The Philippine stock market itself faces constraints, potentially hindering new REIT listings and limiting overall investor participation. Market liquidity remains a concern, making it harder for companies to launch initial public offerings (IPOs) and for investors to easily buy and sell shares.

Currently, the outlook for new REIT IPOs in 2026 is cautious. One major developer, SM Prime Holdings, has already postponed its planned $1-billion IPO, citing unfavorable market conditions. A significant expansion of eligible assets is needed to spur further listings.

Fortunately, regulatory changes are underway. The Securities and Exchange Commission is updating REIT rules to broaden the definition of income-generating assets, allowing companies beyond traditional real estate – like data centers and infrastructure – to qualify. This could unlock a wave of new opportunities.

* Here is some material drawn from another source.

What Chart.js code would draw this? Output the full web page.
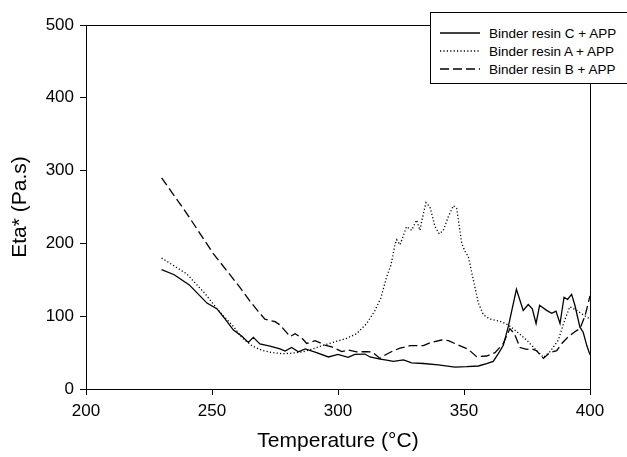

These revisions, taking effect in January, also aim to extend deadlines for reinvestment by sponsors and strengthen transparency and governance. The goal is to create a more attractive and reliable framework for REITs, encouraging both issuers and investors.

The Philippines currently boasts eight operating REITs, spanning diverse sectors including office buildings, hotels, malls, land, renewable energy, and infrastructure. These include AREIT, DDMP REIT, Filinvest REIT, RL Commercial REIT, MREIT, VistaREIT, Citicore Energy REIT, and Premier Island Power REIT, each contributing to the evolving landscape of Philippine real estate investment.